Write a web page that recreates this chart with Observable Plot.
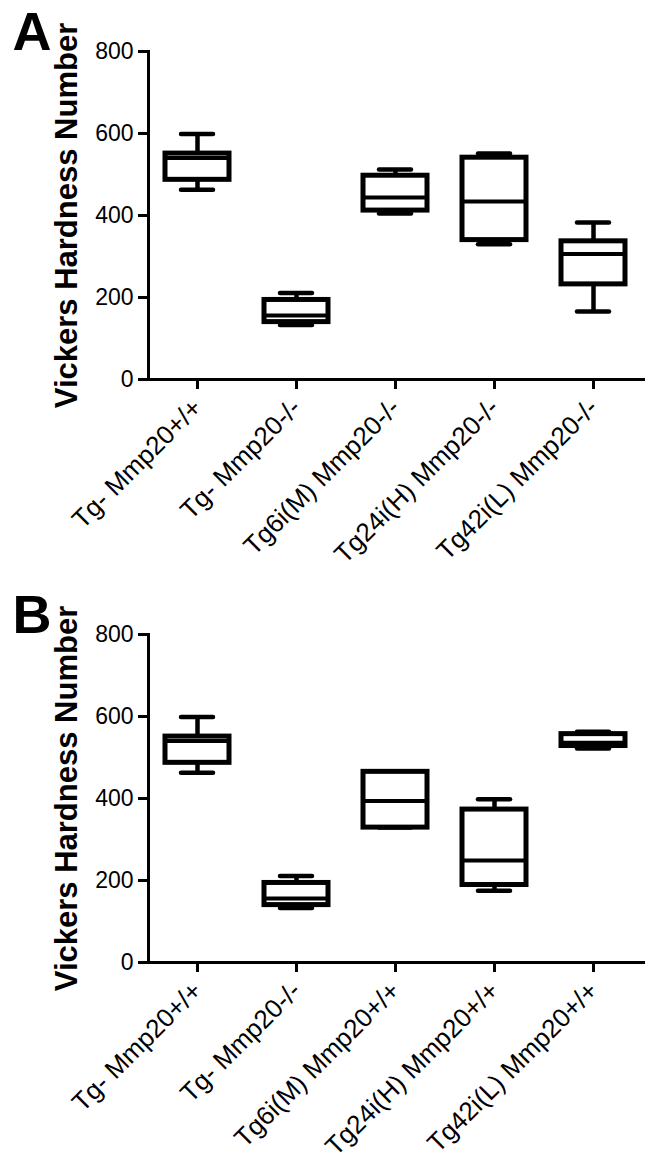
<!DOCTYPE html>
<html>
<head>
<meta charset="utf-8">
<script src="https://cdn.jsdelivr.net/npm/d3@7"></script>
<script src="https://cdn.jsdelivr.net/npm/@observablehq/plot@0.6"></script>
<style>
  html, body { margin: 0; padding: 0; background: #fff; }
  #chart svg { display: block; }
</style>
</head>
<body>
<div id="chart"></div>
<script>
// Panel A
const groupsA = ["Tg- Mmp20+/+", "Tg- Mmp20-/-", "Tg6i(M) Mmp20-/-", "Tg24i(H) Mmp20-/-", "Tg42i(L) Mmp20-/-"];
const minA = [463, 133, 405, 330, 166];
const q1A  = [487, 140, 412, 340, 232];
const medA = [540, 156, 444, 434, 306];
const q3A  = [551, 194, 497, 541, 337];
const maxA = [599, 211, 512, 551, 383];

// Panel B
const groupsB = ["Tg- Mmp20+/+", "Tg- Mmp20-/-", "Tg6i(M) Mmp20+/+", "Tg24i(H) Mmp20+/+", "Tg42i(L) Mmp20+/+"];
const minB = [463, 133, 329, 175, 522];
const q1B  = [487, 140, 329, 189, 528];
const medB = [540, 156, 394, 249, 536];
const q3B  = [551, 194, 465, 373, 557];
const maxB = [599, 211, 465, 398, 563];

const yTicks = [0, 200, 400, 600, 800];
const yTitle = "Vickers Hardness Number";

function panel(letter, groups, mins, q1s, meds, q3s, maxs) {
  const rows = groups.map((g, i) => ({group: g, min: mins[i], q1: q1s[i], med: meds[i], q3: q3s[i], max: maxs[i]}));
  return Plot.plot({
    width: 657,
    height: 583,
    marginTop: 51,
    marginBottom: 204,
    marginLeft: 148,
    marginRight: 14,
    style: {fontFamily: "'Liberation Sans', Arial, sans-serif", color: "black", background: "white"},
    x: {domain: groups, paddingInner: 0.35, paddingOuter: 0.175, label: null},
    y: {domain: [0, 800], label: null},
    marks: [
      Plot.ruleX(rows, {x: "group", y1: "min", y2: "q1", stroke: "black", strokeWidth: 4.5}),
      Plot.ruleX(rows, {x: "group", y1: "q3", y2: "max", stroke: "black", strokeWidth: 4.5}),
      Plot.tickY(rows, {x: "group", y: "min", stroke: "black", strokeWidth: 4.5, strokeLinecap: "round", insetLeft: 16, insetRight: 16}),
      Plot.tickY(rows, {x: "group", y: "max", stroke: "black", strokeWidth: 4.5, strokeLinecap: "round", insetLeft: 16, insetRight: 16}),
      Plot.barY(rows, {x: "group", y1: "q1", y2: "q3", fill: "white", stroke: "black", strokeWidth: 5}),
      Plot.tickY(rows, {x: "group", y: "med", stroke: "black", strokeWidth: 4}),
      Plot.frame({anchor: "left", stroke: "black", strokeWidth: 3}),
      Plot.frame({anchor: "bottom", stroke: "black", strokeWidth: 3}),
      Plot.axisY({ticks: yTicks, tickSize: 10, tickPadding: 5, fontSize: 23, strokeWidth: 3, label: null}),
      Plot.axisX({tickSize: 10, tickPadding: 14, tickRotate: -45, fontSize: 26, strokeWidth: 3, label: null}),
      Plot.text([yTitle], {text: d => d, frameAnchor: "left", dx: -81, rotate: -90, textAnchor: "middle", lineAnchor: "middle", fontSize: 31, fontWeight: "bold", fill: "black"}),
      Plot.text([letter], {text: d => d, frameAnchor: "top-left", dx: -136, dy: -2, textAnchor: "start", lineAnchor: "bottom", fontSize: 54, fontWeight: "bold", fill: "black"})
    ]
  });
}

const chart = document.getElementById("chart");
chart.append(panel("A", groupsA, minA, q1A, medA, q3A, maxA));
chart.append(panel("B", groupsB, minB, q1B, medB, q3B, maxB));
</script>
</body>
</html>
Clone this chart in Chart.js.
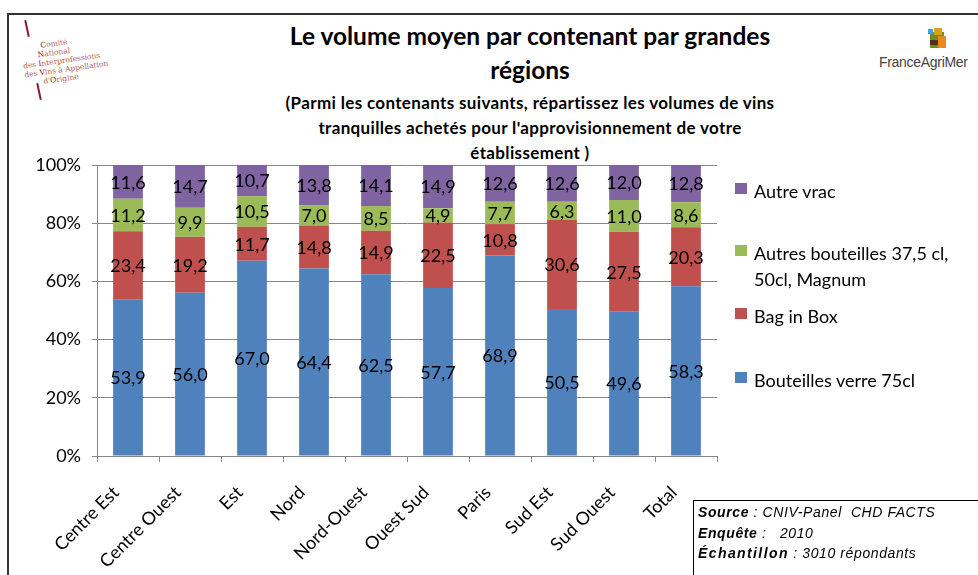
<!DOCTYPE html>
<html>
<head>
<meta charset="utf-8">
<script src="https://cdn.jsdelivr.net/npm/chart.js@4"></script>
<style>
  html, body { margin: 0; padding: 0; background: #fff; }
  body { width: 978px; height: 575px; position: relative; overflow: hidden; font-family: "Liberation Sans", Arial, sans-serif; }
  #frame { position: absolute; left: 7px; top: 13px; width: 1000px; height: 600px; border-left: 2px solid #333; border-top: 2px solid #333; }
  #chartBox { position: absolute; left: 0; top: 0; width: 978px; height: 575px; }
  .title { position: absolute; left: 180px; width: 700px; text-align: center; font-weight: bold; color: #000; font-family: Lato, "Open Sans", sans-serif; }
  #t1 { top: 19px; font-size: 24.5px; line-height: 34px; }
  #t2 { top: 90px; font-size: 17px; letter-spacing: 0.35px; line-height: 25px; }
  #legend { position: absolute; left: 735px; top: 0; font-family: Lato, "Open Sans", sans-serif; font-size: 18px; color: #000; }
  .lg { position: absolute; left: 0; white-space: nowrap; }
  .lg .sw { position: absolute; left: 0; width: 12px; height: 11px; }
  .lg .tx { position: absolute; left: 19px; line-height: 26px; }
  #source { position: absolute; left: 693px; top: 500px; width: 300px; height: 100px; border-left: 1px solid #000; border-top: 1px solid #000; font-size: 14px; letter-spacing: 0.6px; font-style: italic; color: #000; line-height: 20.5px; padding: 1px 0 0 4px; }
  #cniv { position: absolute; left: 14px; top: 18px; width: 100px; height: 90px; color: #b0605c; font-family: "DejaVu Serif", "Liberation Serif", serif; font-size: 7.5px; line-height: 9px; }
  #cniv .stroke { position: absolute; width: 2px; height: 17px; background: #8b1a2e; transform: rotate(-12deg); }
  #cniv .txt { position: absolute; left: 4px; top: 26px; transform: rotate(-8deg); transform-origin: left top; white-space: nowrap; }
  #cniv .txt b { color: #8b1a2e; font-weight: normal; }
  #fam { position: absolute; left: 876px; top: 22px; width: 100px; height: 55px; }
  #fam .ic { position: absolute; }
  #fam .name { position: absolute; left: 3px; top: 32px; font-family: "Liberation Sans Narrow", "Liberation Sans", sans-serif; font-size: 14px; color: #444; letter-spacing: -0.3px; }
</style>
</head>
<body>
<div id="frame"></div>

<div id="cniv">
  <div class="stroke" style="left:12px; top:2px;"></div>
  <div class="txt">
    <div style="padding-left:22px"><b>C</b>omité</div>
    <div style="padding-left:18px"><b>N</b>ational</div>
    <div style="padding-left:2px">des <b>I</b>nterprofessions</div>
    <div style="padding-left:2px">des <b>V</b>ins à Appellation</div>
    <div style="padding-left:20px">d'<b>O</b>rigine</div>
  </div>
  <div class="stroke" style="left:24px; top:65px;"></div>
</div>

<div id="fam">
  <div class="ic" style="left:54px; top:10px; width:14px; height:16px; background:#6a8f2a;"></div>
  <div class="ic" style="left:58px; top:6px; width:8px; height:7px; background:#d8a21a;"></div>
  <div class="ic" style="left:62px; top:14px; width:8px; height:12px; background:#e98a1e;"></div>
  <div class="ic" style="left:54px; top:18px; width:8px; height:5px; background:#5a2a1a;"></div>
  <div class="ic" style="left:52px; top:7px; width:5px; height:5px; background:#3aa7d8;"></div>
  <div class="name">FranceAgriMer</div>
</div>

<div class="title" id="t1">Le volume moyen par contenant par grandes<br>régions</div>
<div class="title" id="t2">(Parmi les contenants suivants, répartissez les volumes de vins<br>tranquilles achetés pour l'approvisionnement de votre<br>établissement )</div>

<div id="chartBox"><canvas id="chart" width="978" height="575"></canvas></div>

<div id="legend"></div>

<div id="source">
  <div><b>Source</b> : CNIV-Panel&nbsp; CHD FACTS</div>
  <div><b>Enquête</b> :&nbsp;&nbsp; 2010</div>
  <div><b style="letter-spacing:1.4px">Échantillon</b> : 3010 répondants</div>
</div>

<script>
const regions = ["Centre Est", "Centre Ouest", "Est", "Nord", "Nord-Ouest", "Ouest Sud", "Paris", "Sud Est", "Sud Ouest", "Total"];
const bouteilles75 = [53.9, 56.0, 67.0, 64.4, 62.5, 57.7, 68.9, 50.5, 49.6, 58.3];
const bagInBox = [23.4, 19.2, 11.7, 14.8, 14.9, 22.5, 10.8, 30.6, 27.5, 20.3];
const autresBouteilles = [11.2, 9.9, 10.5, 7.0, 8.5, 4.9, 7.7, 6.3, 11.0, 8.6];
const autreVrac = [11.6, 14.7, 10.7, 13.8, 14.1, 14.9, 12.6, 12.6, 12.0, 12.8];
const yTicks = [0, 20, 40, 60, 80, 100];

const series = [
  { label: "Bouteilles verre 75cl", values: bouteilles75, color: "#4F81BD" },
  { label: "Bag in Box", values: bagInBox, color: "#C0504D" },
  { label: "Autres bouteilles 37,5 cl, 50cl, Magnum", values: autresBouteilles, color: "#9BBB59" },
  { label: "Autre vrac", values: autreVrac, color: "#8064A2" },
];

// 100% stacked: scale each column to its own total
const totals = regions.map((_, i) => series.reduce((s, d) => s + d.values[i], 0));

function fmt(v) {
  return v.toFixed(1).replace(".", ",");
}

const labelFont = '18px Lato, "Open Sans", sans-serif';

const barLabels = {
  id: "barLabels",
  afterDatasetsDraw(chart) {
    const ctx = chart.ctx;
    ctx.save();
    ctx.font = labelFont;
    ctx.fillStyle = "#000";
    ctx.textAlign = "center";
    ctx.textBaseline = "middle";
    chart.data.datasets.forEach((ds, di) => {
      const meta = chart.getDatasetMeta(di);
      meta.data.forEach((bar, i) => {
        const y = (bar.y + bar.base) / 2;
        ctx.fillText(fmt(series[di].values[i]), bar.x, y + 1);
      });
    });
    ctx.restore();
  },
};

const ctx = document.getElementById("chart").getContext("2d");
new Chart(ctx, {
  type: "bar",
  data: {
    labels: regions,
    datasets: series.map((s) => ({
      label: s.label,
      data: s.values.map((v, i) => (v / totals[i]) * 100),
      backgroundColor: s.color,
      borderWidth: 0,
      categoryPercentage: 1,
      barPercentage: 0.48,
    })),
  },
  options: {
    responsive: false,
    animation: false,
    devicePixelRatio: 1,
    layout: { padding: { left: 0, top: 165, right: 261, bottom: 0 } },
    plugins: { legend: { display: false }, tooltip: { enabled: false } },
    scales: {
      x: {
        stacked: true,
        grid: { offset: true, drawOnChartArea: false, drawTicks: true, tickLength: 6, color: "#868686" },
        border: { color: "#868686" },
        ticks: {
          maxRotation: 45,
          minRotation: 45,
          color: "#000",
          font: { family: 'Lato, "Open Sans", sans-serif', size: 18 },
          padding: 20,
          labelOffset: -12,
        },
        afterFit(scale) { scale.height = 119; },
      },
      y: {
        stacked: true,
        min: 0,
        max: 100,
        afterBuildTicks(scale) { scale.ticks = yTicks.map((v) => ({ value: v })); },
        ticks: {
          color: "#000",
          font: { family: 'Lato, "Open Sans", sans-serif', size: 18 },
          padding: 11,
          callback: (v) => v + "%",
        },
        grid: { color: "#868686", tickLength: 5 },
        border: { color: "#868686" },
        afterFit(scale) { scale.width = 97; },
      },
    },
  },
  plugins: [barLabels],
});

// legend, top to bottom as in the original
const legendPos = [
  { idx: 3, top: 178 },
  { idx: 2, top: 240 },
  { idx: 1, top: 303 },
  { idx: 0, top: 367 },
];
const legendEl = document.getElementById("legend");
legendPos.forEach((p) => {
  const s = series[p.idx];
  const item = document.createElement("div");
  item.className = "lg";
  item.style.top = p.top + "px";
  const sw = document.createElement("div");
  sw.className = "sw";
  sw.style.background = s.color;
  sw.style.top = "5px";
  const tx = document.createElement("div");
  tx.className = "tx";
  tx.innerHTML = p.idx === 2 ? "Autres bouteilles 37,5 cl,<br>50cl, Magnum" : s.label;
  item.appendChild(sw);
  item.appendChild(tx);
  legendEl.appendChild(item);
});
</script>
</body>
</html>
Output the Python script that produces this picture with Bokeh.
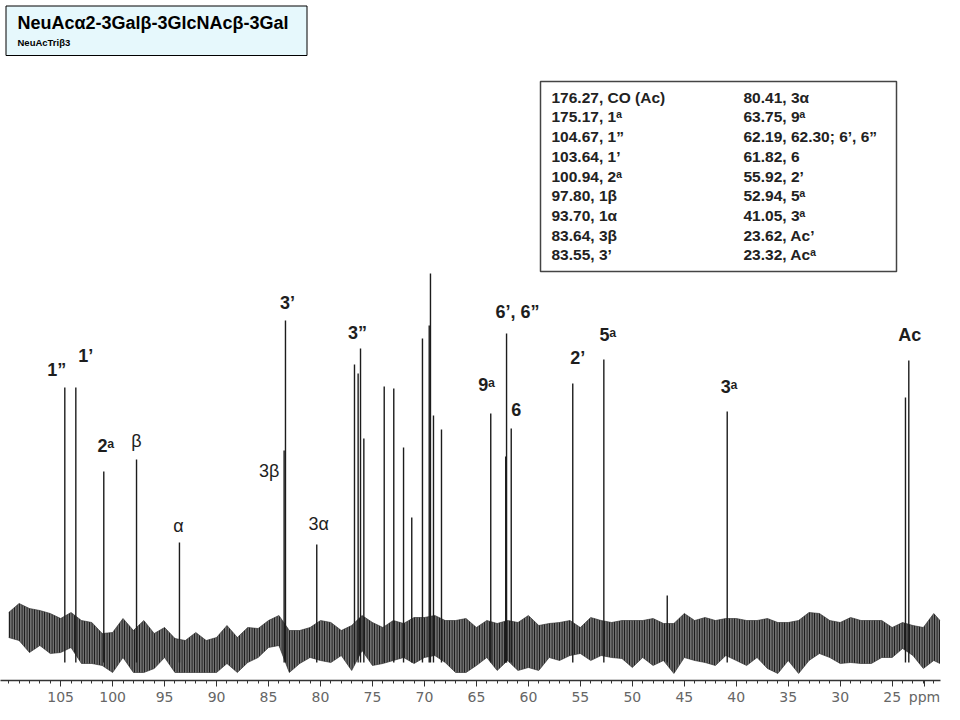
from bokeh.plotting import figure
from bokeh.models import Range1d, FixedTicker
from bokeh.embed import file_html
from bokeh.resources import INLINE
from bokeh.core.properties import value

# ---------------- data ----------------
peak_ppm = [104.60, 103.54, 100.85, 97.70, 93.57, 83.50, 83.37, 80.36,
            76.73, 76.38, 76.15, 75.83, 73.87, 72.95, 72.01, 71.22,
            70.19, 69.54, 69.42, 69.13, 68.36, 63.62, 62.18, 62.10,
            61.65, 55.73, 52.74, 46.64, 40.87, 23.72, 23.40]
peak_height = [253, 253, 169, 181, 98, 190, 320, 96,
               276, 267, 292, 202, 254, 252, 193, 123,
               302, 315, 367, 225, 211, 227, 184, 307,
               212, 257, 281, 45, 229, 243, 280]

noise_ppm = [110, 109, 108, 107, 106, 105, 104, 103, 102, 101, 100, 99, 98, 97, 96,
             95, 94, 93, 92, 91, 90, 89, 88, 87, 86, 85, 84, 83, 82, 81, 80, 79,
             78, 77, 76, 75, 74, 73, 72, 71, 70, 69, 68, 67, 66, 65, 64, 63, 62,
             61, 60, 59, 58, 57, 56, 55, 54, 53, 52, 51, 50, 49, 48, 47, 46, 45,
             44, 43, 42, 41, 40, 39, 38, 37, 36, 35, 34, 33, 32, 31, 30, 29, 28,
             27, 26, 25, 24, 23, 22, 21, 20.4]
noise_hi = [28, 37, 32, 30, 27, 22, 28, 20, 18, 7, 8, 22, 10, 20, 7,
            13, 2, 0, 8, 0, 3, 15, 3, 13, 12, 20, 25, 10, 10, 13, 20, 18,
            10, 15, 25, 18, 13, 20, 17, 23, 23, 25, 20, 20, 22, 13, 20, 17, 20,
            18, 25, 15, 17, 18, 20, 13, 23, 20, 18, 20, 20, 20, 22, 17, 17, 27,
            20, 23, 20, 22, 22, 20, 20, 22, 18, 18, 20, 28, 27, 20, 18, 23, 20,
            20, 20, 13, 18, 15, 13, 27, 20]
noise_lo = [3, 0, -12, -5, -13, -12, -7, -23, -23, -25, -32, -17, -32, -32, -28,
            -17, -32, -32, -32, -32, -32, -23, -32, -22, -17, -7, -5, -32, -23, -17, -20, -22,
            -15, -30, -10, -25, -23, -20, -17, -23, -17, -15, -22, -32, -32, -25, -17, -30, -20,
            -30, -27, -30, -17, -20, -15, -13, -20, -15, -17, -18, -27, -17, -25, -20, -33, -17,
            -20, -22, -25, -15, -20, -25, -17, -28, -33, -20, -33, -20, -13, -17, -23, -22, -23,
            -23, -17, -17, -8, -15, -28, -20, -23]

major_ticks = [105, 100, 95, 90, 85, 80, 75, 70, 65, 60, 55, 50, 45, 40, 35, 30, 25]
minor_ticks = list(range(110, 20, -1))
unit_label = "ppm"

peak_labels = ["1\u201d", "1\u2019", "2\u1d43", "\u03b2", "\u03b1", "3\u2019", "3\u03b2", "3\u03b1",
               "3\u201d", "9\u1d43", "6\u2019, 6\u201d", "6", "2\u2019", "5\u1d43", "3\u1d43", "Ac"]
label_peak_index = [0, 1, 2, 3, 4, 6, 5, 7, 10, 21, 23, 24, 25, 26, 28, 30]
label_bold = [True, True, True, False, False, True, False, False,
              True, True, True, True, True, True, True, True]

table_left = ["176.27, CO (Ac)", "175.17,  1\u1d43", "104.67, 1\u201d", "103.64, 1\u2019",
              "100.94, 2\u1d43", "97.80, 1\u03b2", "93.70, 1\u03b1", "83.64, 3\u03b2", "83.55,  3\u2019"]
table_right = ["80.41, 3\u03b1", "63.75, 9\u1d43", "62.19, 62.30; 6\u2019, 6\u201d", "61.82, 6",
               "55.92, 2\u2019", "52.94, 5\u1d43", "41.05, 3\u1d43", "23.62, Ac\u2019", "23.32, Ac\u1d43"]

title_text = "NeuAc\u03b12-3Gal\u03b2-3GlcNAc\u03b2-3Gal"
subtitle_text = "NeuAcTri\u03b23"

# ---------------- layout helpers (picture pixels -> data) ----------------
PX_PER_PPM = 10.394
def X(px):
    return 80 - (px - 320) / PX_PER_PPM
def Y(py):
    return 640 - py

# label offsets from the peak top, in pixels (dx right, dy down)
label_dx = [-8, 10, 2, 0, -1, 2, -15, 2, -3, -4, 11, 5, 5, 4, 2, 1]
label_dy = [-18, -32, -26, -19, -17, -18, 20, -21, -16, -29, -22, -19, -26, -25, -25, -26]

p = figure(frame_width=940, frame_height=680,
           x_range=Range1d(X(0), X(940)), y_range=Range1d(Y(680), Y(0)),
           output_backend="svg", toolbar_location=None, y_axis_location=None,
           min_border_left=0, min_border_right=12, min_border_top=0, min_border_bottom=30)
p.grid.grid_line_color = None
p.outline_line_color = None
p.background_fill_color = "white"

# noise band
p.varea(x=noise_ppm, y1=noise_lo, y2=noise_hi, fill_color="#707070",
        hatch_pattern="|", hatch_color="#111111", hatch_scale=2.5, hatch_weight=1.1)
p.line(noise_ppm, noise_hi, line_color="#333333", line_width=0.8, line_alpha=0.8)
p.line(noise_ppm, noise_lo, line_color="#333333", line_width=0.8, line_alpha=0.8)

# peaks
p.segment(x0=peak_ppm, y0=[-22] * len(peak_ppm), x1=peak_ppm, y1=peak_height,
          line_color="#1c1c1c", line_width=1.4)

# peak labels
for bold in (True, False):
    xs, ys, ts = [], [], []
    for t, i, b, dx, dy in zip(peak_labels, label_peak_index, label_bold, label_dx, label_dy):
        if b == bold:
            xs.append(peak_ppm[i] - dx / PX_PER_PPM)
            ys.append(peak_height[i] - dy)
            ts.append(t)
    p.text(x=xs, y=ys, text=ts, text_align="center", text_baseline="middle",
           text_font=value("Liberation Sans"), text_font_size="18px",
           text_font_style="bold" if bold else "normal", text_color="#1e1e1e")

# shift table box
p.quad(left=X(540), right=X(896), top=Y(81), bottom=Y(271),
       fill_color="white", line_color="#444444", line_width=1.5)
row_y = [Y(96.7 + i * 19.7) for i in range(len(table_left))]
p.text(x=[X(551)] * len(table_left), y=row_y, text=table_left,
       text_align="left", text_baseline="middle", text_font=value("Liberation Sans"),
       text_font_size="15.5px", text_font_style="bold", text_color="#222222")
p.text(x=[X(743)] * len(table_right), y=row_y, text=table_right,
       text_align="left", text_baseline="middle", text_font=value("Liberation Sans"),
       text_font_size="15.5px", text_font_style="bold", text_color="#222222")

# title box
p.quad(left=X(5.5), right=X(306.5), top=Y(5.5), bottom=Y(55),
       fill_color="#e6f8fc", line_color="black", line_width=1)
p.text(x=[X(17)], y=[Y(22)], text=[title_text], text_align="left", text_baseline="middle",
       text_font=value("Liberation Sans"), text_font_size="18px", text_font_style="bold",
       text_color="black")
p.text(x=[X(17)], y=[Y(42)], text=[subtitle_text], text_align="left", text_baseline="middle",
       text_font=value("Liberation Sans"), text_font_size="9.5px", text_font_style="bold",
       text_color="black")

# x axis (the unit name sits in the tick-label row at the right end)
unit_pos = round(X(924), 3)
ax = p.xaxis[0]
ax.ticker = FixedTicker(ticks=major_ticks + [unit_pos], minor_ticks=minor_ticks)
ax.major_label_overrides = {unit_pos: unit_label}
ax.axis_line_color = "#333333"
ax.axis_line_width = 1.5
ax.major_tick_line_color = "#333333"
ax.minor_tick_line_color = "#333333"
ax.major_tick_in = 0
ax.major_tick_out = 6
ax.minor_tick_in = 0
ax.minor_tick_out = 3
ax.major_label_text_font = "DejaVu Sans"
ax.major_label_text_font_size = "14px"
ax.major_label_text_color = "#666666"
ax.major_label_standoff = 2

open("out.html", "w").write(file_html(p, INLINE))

* * *

Word for word, restate the lines beginning with the one that has "Output the Python" and ending with the one that has "from bokeh.core.properties import value". Keep both ends and skip any pictures.

Output the Python script that produces this picture with Bokeh.
from bokeh.plotting import figure
from bokeh.models import Range1d, FixedTicker
from bokeh.embed import file_html
from bokeh.resources import INLINE
from bokeh.core.properties import value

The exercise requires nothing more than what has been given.